Pac et concurrence : un rapport sénatorial d'information fait le point
Le rapport « Pac et droit de la concurrence », porté par le sénateur Jean Bizet et rendu public le 10 décembre 2013, constate l'ascendant pris par le droit de la concurrence sur la politique agricole commune (Pac) du point de vue tant juridique qu'économique et politique, et déplore la marge de manœuvre de plus en plus réduite laissée à l'État et aux filières pour organiser l'économie agricole.

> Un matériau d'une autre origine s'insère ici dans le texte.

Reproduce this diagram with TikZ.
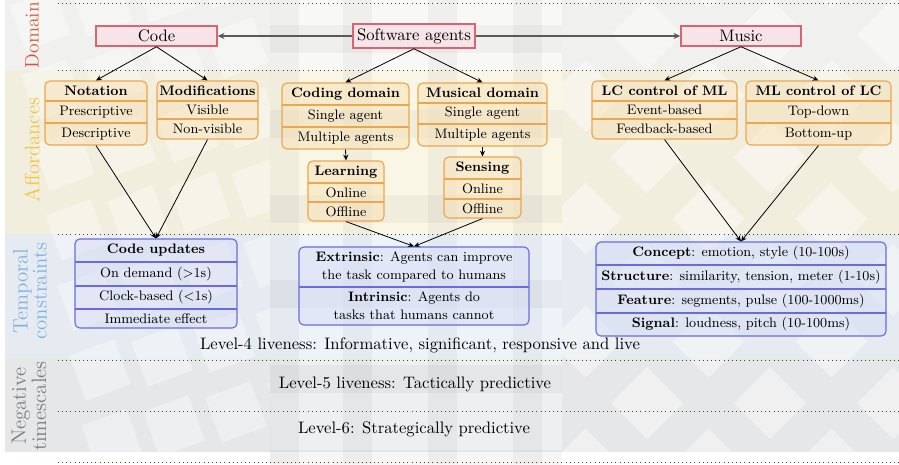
\documentclass[tikz,border=0pt]{standalone}
\usetikzlibrary{fit,arrows.meta}
\definecolor{domc}{HTML}{D05A3E}
\definecolor{affc}{HTML}{F0C545}
\definecolor{tempc}{HTML}{7FB1E3}
\definecolor{negc}{HTML}{7A7F85}
\definecolor{redb}{HTML}{DA6470}
\definecolor{redf}{HTML}{F6E4E8}
\definecolor{orb}{HTML}{EBA650}
\definecolor{orf}{HTML}{F7E2B8}
\definecolor{blb}{HTML}{6A6AE4}
\definecolor{blf}{HTML}{DADFF6}
\definecolor{bandA}{HTML}{FAF6E6}
\definecolor{bandT}{HTML}{EEF3F9}
\definecolor{bandN}{HTML}{EEEFF0}
\definecolor{bandD}{HTML}{F8F8F7}
\tikzset{
  dombox/.style={draw=redb, fill=redf, line width=0.9pt, inner sep=0pt, font={\fontsize{10.4}{12}\selectfont}},
  orbox/.style={draw=orb, fill=orf, fill opacity=0.55, text opacity=1, line width=0.7pt, rounded corners=3pt, inner sep=0pt},
  blbox/.style={draw=blb, fill=blf, fill opacity=0.6, text opacity=1, line width=0.7pt, rounded corners=3pt, inner sep=0pt},
  osep/.style={draw=orb, line width=0.7pt},
  bsep/.style={draw=blb, line width=0.7pt},
  rowtext/.style={font={\fontsize{8.6}{11.2}\selectfont}, inner sep=1pt},
  lvltext/.style={font={\fontsize{10.4}{13}\selectfont}, inner sep=1pt},
  sidelbl/.style={rotate=90, align=center, font={\fontsize{13}{10.8}\selectfont}, inner sep=1pt},
  sep line/.style={dotted, black!75, line width=0.6pt},
  arr/.style={-{Stealth[length=3.6pt,width=3.2pt]}, black, line width=0.5pt},
  harr/.style={-{Stealth[length=4.2pt,width=3.8pt]}, black!65, line width=1.1pt},
}
\newcommand\mkbox[6]{\node[#6, fit={(#2,#3)(#4,#5)}] (#1) {};}
\begin{document}
\begin{tikzpicture}[x=0.625pt,y=-0.625pt]
\useasboundingbox (0,0) rectangle (899,464);
\fill[white] (0,0) rectangle (899,464);
% bands
\fill[bandD] (5,0) rectangle (899,70);
\fill[bandA] (5,70) rectangle (899,234);
\fill[bandT] (5,234) rectangle (899,358);
\fill[bandN] (5,358) rectangle (899,452);
% left column pattern
\begin{scope}
\clip (5,0) rectangle (270,452);
\fill[black,opacity=0.03] (5,0) rectangle (270,452);
\foreach \i in {0,...,4}{\foreach \j in {0,...,6}{
  \fill[white,opacity=0.35,shift={(40+\i*62+\j*12,20+\j*70-\i*14)},rotate=20] (-24,-24) rectangle (24,24);
}}
\end{scope}
% middle column grid
\begin{scope}
\clip (270,0) rectangle (562,464);
\foreach \x in {270,343,428,513}{\fill[black,opacity=0.035] (\x,0) rectangle (\x+29,464);}
\foreach \y in {25,110,195,280,365,450}{\fill[black,opacity=0.035] (270,\y) rectangle (562,\y+28);}
\end{scope}
% right column diamonds
\begin{scope}
\clip (562,0) rectangle (899,452);
\fill[black,opacity=0.03] (562,0) rectangle (899,452);
\foreach \i in {-1,...,3}{\foreach \j in {-1,...,4}{
  \fill[white,opacity=0.4,shift={(647+\i*123,403-\j*123)}] (0,-36) -- (36,0) -- (0,36) -- (-36,0) -- cycle;
  \fill[white,opacity=0.4,shift={(708.5+\i*123,341.5-\j*123)}] (0,-36) -- (36,0) -- (0,36) -- (-36,0) -- cycle;
}}
\end{scope}
% dotted separators
\foreach \y in {3,70,234,360,411,462}{\draw[sep line] (58,\y) -- (899,\y);}
% side labels
\node[sidelbl, text=domc, font={\fontsize{12.3}{11}\selectfont}] (ldomain) at (32,35) {Domain};
\node[sidelbl, text=affc] (lafford) at (32,150) {Affordances};
\node[sidelbl, text=tempc] (ltemp) at (30,291) {Temporal\\constraints};
\node[sidelbl, text=negc] (lneg) at (29,406) {Negative\\timescales};
% domain boxes
\node[dombox, minimum width=121*0.625pt, minimum height=20*0.625pt] (code) at (156.5,36) {Code};
\node[dombox, minimum width=122*0.625pt, minimum height=24*0.625pt] (agents) at (414,36) {Software agents};
\node[dombox, minimum width=120*0.625pt, minimum height=20*0.625pt] (music) at (741,36) {Music};
\draw[harr] (agents.west) -- (code.east);
\draw[harr] (agents.east) -- (music.west);
% affordance boxes
\mkbox{notation}{45}{81}{147}{145}{orbox}
\draw[osep] (45,101) -- (147,101); \draw[osep] (45,123) -- (147,123);
\node[rowtext] (n1) at (96,91) {\textbf{Notation}};
\node[rowtext] (n2) at (96,112) {Prescriptive};
\node[rowtext] (n3) at (96,134) {Descriptive};
\mkbox{modif}{157}{81}{258}{139}{orbox}
\draw[osep] (157,101) -- (258,101); \draw[osep] (157,119) -- (258,119);
\node[rowtext] (m1) at (207.5,91) {\textbf{Modifications}};
\node[rowtext] (m2) at (207.5,110) {Visible};
\node[rowtext] (m3) at (207.5,129) {Non-visible};
\mkbox{coding}{282}{83}{409}{149}{orbox}
\draw[osep] (282,105) -- (409,105); \draw[osep] (282,127) -- (409,127);
\node[rowtext] (c1) at (345.5,94) {\textbf{Coding domain}};
\node[rowtext] (c2) at (345.5,116) {Single agent};
\node[rowtext] (c3) at (345.5,138) {Multiple agents};
\mkbox{musical}{418}{83}{547}{146}{orbox}
\draw[osep] (418,103) -- (547,103); \draw[osep] (418,124) -- (547,124);
\node[rowtext] (d1) at (482.5,93) {\textbf{Musical domain}};
\node[rowtext] (d2) at (482.5,113.5) {Single agent};
\node[rowtext] (d3) at (482.5,135) {Multiple agents};
\mkbox{learning}{308}{161}{384}{221}{orbox}
\draw[osep] (308,183) -- (384,183); \draw[osep] (308,202) -- (384,202);
\node[rowtext] (l1) at (346,172) {\textbf{Learning}};
\node[rowtext] (l2) at (346,192.5) {Online};
\node[rowtext] (l3) at (346,211.5) {Offline};
\mkbox{sensing}{444}{157}{521}{218}{orbox}
\draw[osep] (444,179) -- (521,179); \draw[osep] (444,199) -- (521,199);
\node[rowtext] (s1) at (482.5,168) {\textbf{Sensing}};
\node[rowtext] (s2) at (482.5,189) {Online};
\node[rowtext] (s3) at (482.5,208.5) {Offline};
\mkbox{lcml}{592}{81}{737}{139}{orbox}
\draw[osep] (592,101) -- (737,101); \draw[osep] (592,119) -- (737,119);
\node[rowtext] (a1) at (664.5,91) {\textbf{LC control of ML}};
\node[rowtext] (a2) at (664.5,110) {Event-based};
\node[rowtext] (a3) at (664.5,129) {Feedback-based};
\mkbox{mllc}{746}{81}{891}{145}{orbox}
\draw[osep] (746,101) -- (891,101); \draw[osep] (746,123) -- (891,123);
\node[rowtext] (b1) at (818.5,91) {\textbf{ML control of LC}};
\node[rowtext] (b2) at (818.5,112) {Top-down};
\node[rowtext] (b3) at (818.5,134) {Bottom-up};
% temporal boxes
\mkbox{updates}{75}{239}{237}{328}{blbox}
\draw[bsep] (75,262) -- (237,262); \draw[bsep] (75,286) -- (237,286); \draw[bsep] (75,309) -- (237,309);
\node[rowtext] (u1) at (156,250.5) {\textbf{Code updates}};
\node[rowtext] (u2) at (156,274) {On demand (>1s)};
\node[rowtext] (u3) at (156,297.5) {Clock-based (<1s)};
\node[rowtext] (u4) at (156,318.5) {Immediate effect};
\mkbox{extr}{299}{247}{529}{325}{blbox}
\draw[bsep] (299,287) -- (529,287);
\node[rowtext, align=center] (e1) at (414,267) {\textbf{Extrinsic}: Agents can improve\\the task compared to humans};
\node[rowtext, align=center] (e2) at (414,306) {\textbf{Intrinsic}: Agents do\\tasks that humans cannot};
\mkbox{concept}{596}{242}{886}{336}{blbox}
\draw[bsep] (596,265) -- (886,265); \draw[bsep] (596,289) -- (886,289); \draw[bsep] (596,313) -- (886,313);
\node[rowtext] (k1) at (741,253.5) {\textbf{Concept}: emotion, style (10-100s)};
\node[rowtext] (k2) at (741,277) {\textbf{Structure}: similarity, tension, meter (1-10s)};
\node[rowtext] (k3) at (741,301) {\textbf{Feature}: segments, pulse (100-1000ms)};
\node[rowtext] (k4) at (741,324.5) {\textbf{Signal}: loudness, pitch (10-100ms)};
% level texts
\node[lvltext] (lvl4) at (420,345) {Level-4 liveness: Informative, significant, responsive and live};
\node[lvltext] (lvl5) at (415,384) {Level-5 liveness: Tactically predictive};
\node[lvltext] (lvl6) at (414,429) {Level-6: Strategically predictive};
% arrows
\draw[arr] (code.south) -- (notation.north);
\draw[arr] (code.south) -- (modif.north);
\draw[arr] (agents.south) -- (coding.north);
\draw[arr] (agents.south) -- (musical.north);
\draw[arr] (music.south) -- (lcml.north);
\draw[arr] (music.south) -- (mllc.north);
\draw[arr] (coding.south) -- (learning.north);
\draw[arr] (musical.south) -- (sensing.north);
\draw[arr] (notation.south) -- (updates.north);
\draw[arr] (modif.south) -- (updates.north);
\draw[arr] (learning.south) -- (extr.north);
\draw[arr] (sensing.south) -- (extr.north);
\draw[arr] (lcml.south) -- (concept.north);
\draw[arr] (mllc.south) -- (concept.north);
\end{tikzpicture}
\end{document}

Après avoir rappelé qu'il existait des « aménagements » au droit des ententes du fait de la spécificité du secteur agricole, le rapport estime que la plupart de ces tolérances ont à présent une portée limitée : soit la jurisprudence y a mis des conditions strictes – décision Frubo de la Commission du 25 juillet 1974 selon laquelle des accords anticoncurrentiels ne pouvaient être tolérés que s'ils servaient l'ensemble des objectifs de l'article 39 –, soit la mise en place des OCM (organisation commune des marchés) interdit d'adopter ce type d'accords. La question de l'entente sur les volumes, tolérée pour assurer la qualité du produit, n'a toutefois pas été abordée ; or cette exception est aujourd'hui la plus efficace dans certains secteurs comme celui des vins et des spiritueux.
Analysant les récents contentieux et précontentieux, le rapport critique l'abandon en 2008 des recommandations de prix de l'interprofession du lait (Cniel) sous la pression de la DGCCRF (même si ces « recommandations » ont été remplacées par des « indices »), ainsi que la décision du 6 mars 2012 de l'Autorité de la concurrence, condamnant les producteurs d'endives à une lourde amende, alors qu'elle n'avait pas constaté d'effets graves sur la concurrence.
Le « mini paquet lait » encensé
Le rapport encense le « mini paquet lait » (règlement 261/2012) qui permet aux organisations de producteurs (OP) de négocier les prix et les volumes avec les transformateurs sans transfert de propriété, pratique jugée anticoncurrentielle dans les autres secteurs, tout en regrettant qu'il ne soit pas mieux appliqué et que la DG Concurrence reste hostile à cette concentration des producteurs (« vendre ensemble n'est pas soutenable à terme »).
Il regrette une position parfois intraitable de l'Autorité de la concurrence en matière d'abus de position dominante, sanctionnant la position dominante plutôt que son abus, avec comme exemple l'obligation pour la coopérative Agrial de vendre deux cidreries pour pouvoir acquérir Elle & Vire (Décision no 11-DCC-150 du 10 octobre 2011).
Il relève néanmoins que selon les classements des Autorités nationales de concurrence établis par un cabinet anglo-saxon et la DG Concurrence, l'Autorité française de la concurrence est très bien notée et est citée comme « ayant une approche du monde agricole très correcte ».
L'État doit reprendre son rôle
Les auteurs souhaitent en définitive que l'État reprenne son rôle, y compris en matière de concurrence : le ministère de l'Agriculture devrait être davantage consulté par l'Autorité dans les contentieux, tandis que celle-ci devrait être moins sollicitée au moment de l'adoption de règles intéressant la concurrence afin que ne lui soit pas attribué un rôle de « colégislateur ».
Même s'il s'inscrit dans une tradition dirigiste et critique parfois violemment la concurrence (ses excès seraient à l'origine de « l'ESB et [du] Horsegate de 2013 »), ce rapport n'en méconnaît pas les bienfaits. Il estime toutefois que le droit de la concurrence ne peut s'appliquer universellement et que l'État et les filières doivent profiter au maximum des aménagements, en simplifiant et en libéralisant les marchés progressivement, tout en tenant compte des facteurs socio-économiques des différents secteurs agricoles : Turgot, déjà, en avait fait l'expérience à ses dépens en 1776.